Exercise instructions — Give an exact transcription of every line, dropping the images.

Data extract —
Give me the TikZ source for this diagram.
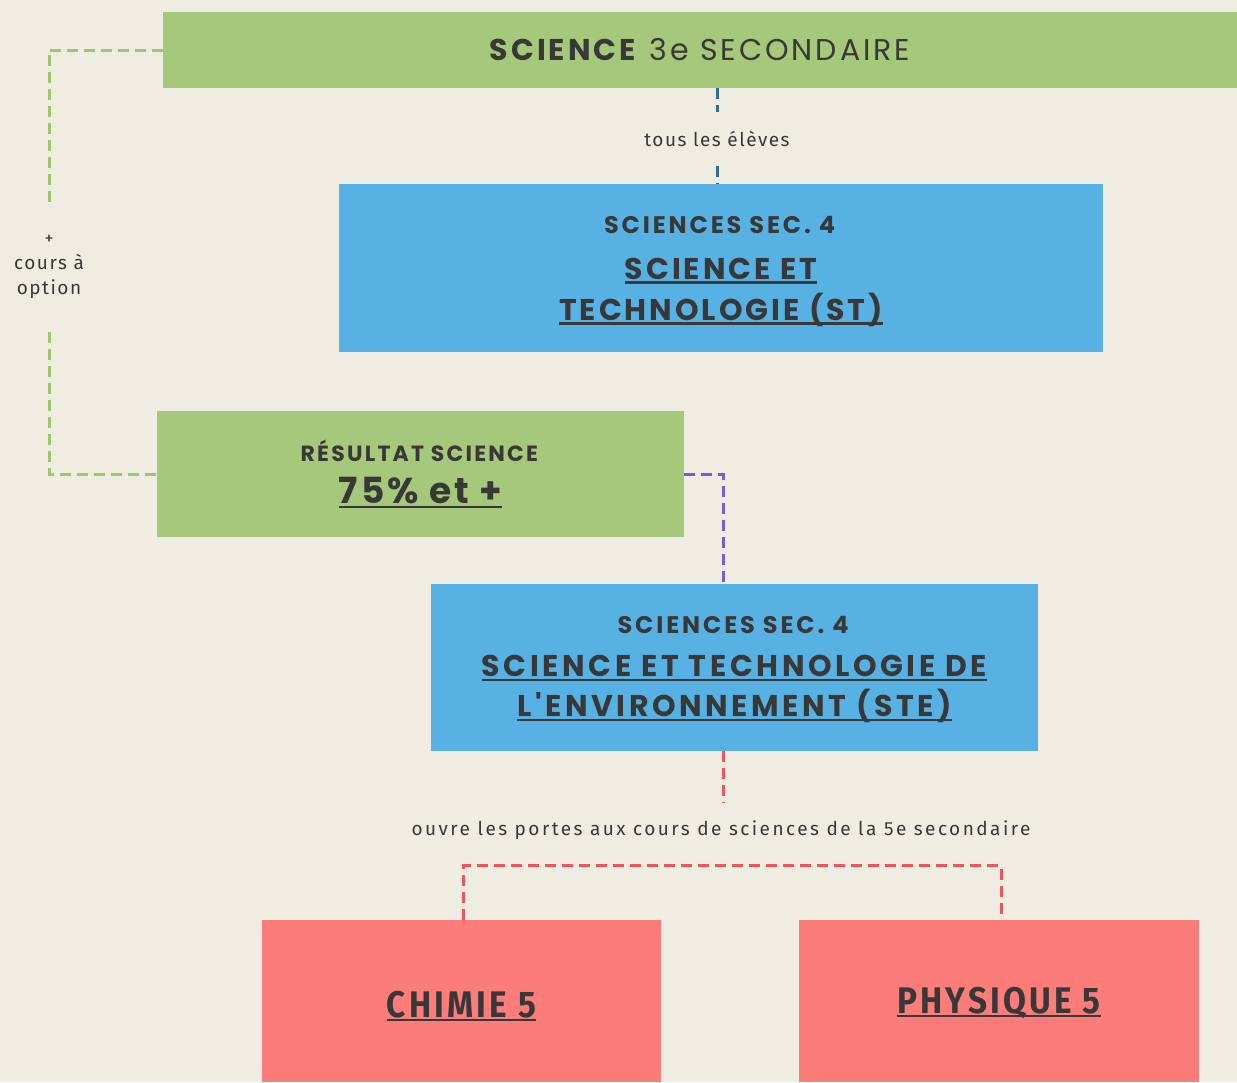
\documentclass[tikz,border=0pt]{standalone}
\usepackage{fontspec}
\setmainfont{Poppins}[Ligatures=TeXOff]
\newfontfamily\smallf{Fira Sans}
\newfontfamily\condf[FakeStretch=0.9]{Fira Sans}
\definecolor{bg}{HTML}{EFEDE2}
\definecolor{gbox}{HTML}{A6C87A}
\definecolor{bbox}{HTML}{58B1E3}
\definecolor{rbox}{HTML}{FC7C79}
\definecolor{txt}{HTML}{383838}
\definecolor{bline}{HTML}{2E6F98}
\definecolor{pline}{HTML}{7A5CCB}
\definecolor{rline}{HTML}{F2545B}
\definecolor{gline}{HTML}{9CC76A}
\newcommand\myul[2][-4.5pt]{\setbox0\hbox{#2}\leavevmode\rlap{\rule[#1]{\wd0}{2.3pt}}\box0}
\tikzset{
  box/.style={rectangle, inner sep=0pt, align=center, text=txt},
  btext/.style={inner sep=0pt, align=center, text=txt},
  conn/.style={line width=3pt, dash pattern=on 11pt off 6pt},
  lab/.style={inner xsep=2pt, inner ysep=0pt, text=txt, align=center}
}
\begin{document}
\begin{tikzpicture}[x=1pt,y=-1pt]
\fill[bg] (0,0) rectangle (1237,1082);
\useasboundingbox (0,0) rectangle (1237,1082);
% boxes
\node[box, fill=gbox, minimum width=1074pt, minimum height=76pt] (top) at (700,50)
  {\fontsize{30}{36}\selectfont\addfontfeature{LetterSpace=10}\textbf{SCIENCE} 3e SECONDAIRE};
\node[box, fill=bbox, minimum width=764pt, minimum height=168pt] (st) at (721,268) {};
\node[btext, font={\fontsize{30}{41}\selectfont}] (stt) at ([yshift=-3pt]st.center)
  {\fontsize{24}{30}\selectfont\addfontfeature{LetterSpace=12}\textbf{SCIENCES SEC. 4}\\[5pt]
   \fontsize{30}{41}\selectfont\addfontfeature{LetterSpace=10}\textbf{\myul{SCIENCE ET}}\\
   \fontsize{30}{41}\selectfont\addfontfeature{LetterSpace=10}\textbf{\myul{TECHNOLOGIE (ST)}}};
\node[box, fill=gbox, minimum width=527pt, minimum height=126pt,
      font={\fontsize{36}{40}\selectfont}] (res) at (420.5,474)
  {\fontsize{22}{26}\selectfont\addfontfeature{LetterSpace=10}\textbf{RÉSULTAT SCIENCE}\\[2pt]
   \fontsize{36}{40}\selectfont\addfontfeature{LetterSpace=8}\textbf{\myul[-5pt]{75\% et +}}};
\node[box, fill=bbox, minimum width=607pt, minimum height=167pt] (ste) at (734.5,667.5) {};
\node[btext, font={\fontsize{30}{40}\selectfont}] (stet) at ([yshift=-2pt]ste.center)
  {\fontsize{24}{30}\selectfont\addfontfeature{LetterSpace=12}\textbf{SCIENCES SEC. 4}\\[3pt]
   \fontsize{30}{40}\selectfont\addfontfeature{LetterSpace=12}\textbf{\myul{SCIENCE ET TECHNOLOGIE DE}}\\
   \fontsize{30}{40}\selectfont\addfontfeature{LetterSpace=12}\textbf{\myul{L'ENVIRONNEMENT (STE)}}};
\node[box, fill=rbox, minimum width=399pt, minimum height=162pt] (chim) at (461.5,1001) {};
\node[btext] (chimt) at ([yshift=-5pt]chim.center)
  {\condf\fontsize{37}{40}\selectfont\addfontfeature{LetterSpace=8.5}\textbf{\myul[-4pt]{CHIMIE 5}}};
\node[box, fill=rbox, minimum width=400pt, minimum height=162pt] (phys) at (999,1001) {};
\node[btext] (physt) at ([yshift=-2pt]phys.center)
  {\condf\fontsize{37}{40}\selectfont\addfontfeature{LetterSpace=8.5}\textbf{\myul[-4pt]{PHYSIQUE 5}}};
% labels
\node[lab, inner ysep=19pt, font={\smallf\fontsize{19}{22}\selectfont}] (el) at (717,139)
  {\addfontfeature{LetterSpace=8}tous les élèves};
\node[lab, inner ysep=33pt, font={\smallf\fontsize{19}{25}\selectfont}] (opt) at (49,267)
  {{\fontsize{18}{18}\selectfont +}\\\addfontfeature{LetterSpace=8}cours à\\\addfontfeature{LetterSpace=8}option};
\node[lab, inner ysep=18pt, font={\smallf\fontsize{19}{22}\selectfont}] (ouv) at (721,830)
  {\addfontfeature{LetterSpace=13}ouvre les portes aux cours de sciences de la 5e secondaire};
\coordinate (pv) at (723,584);
% connectors
\draw[conn, color=bline] (top.south -| el.north) -- (el.north);
\draw[conn, color=bline] (el.south) -- (el.south |- st.north);
\draw[conn, color=gline] (top.west) -| (opt.north);
\draw[conn, color=gline] (opt.south) |- (res.west);
\draw[conn, color=pline] (res.east) -| (pv);
\draw[conn, color=rline] (ste.south -| pv) -- (pv |- ouv.north);
\draw[conn, color=rline] ([xshift=1.5pt]chim.north) -- ++(0,-54) -| ([xshift=2pt]phys.north);
\end{tikzpicture}
\end{document}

Exercise result —
Give me the TikZ source for this diagram.
\documentclass[tikz,border=0pt]{standalone}
\usepackage{fontspec}
\setmainfont{Poppins}[Ligatures=TeXOff]
\newfontfamily\smallf{Fira Sans}
\newfontfamily\condf[FakeStretch=0.9]{Fira Sans}
\definecolor{bg}{HTML}{EFEDE2}
\definecolor{gbox}{HTML}{A6C87A}
\definecolor{bbox}{HTML}{58B1E3}
\definecolor{rbox}{HTML}{FC7C79}
\definecolor{txt}{HTML}{383838}
\definecolor{bline}{HTML}{2E6F98}
\definecolor{pline}{HTML}{7A5CCB}
\definecolor{rline}{HTML}{F2545B}
\definecolor{gline}{HTML}{9CC76A}
\newcommand\myul[2][-4.5pt]{\setbox0\hbox{#2}\leavevmode\rlap{\rule[#1]{\wd0}{2.3pt}}\box0}
\tikzset{
  box/.style={rectangle, inner sep=0pt, align=center, text=txt},
  btext/.style={inner sep=0pt, align=center, text=txt},
  conn/.style={line width=3pt, dash pattern=on 11pt off 6pt},
  lab/.style={inner xsep=2pt, inner ysep=0pt, text=txt, align=center}
}
\begin{document}
\begin{tikzpicture}[x=1pt,y=-1pt]
\fill[bg] (0,0) rectangle (1237,1082);
\useasboundingbox (0,0) rectangle (1237,1082);
% boxes
\node[box, fill=gbox, minimum width=1074pt, minimum height=76pt] (top) at (700,50)
  {\fontsize{30}{36}\selectfont\addfontfeature{LetterSpace=10}\textbf{SCIENCE} 3e SECONDAIRE};
\node[box, fill=bbox, minimum width=764pt, minimum height=168pt] (st) at (721,268) {};
\node[btext, font={\fontsize{30}{41}\selectfont}] (stt) at ([yshift=-3pt]st.center)
  {\fontsize{24}{30}\selectfont\addfontfeature{LetterSpace=12}\textbf{SCIENCES SEC. 4}\\[5pt]
   \fontsize{30}{41}\selectfont\addfontfeature{LetterSpace=10}\textbf{\myul{SCIENCE ET}}\\
   \fontsize{30}{41}\selectfont\addfontfeature{LetterSpace=10}\textbf{\myul{TECHNOLOGIE (ST)}}};
\node[box, fill=gbox, minimum width=527pt, minimum height=126pt,
      font={\fontsize{36}{40}\selectfont}] (res) at (420.5,474)
  {\fontsize{22}{26}\selectfont\addfontfeature{LetterSpace=10}\textbf{RÉSULTAT SCIENCE}\\[2pt]
   \fontsize{36}{40}\selectfont\addfontfeature{LetterSpace=8}\textbf{\myul[-5pt]{75\% et +}}};
\node[box, fill=bbox, minimum width=607pt, minimum height=167pt] (ste) at (734.5,667.5) {};
\node[btext, font={\fontsize{30}{40}\selectfont}] (stet) at ([yshift=-2pt]ste.center)
  {\fontsize{24}{30}\selectfont\addfontfeature{LetterSpace=12}\textbf{SCIENCES SEC. 4}\\[3pt]
   \fontsize{30}{40}\selectfont\addfontfeature{LetterSpace=12}\textbf{\myul{SCIENCE ET TECHNOLOGIE DE}}\\
   \fontsize{30}{40}\selectfont\addfontfeature{LetterSpace=12}\textbf{\myul{L'ENVIRONNEMENT (STE)}}};
\node[box, fill=rbox, minimum width=399pt, minimum height=162pt] (chim) at (461.5,1001) {};
\node[btext] (chimt) at ([yshift=-5pt]chim.center)
  {\condf\fontsize{37}{40}\selectfont\addfontfeature{LetterSpace=8.5}\textbf{\myul[-4pt]{CHIMIE 5}}};
\node[box, fill=rbox, minimum width=400pt, minimum height=162pt] (phys) at (999,1001) {};
\node[btext] (physt) at ([yshift=-2pt]phys.center)
  {\condf\fontsize{37}{40}\selectfont\addfontfeature{LetterSpace=8.5}\textbf{\myul[-4pt]{PHYSIQUE 5}}};
% labels
\node[lab, inner ysep=19pt, font={\smallf\fontsize{19}{22}\selectfont}] (el) at (717,139)
  {\addfontfeature{LetterSpace=8}tous les élèves};
\node[lab, inner ysep=33pt, font={\smallf\fontsize{19}{25}\selectfont}] (opt) at (49,267)
  {{\fontsize{18}{18}\selectfont +}\\\addfontfeature{LetterSpace=8}cours à\\\addfontfeature{LetterSpace=8}option};
\node[lab, inner ysep=18pt, font={\smallf\fontsize{19}{22}\selectfont}] (ouv) at (721,830)
  {\addfontfeature{LetterSpace=13}ouvre les portes aux cours de sciences de la 5e secondaire};
\coordinate (pv) at (723,584);
% connectors
\draw[conn, color=bline] (top.south -| el.north) -- (el.north);
\draw[conn, color=bline] (el.south) -- (el.south |- st.north);
\draw[conn, color=gline] (top.west) -| (opt.north);
\draw[conn, color=gline] (opt.south) |- (res.west);
\draw[conn, color=pline] (res.east) -| (pv);
\draw[conn, color=rline] (ste.south -| pv) -- (pv |- ouv.north);
\draw[conn, color=rline] ([xshift=1.5pt]chim.north) -- ++(0,-54) -| ([xshift=2pt]phys.north);
\end{tikzpicture}
\end{document}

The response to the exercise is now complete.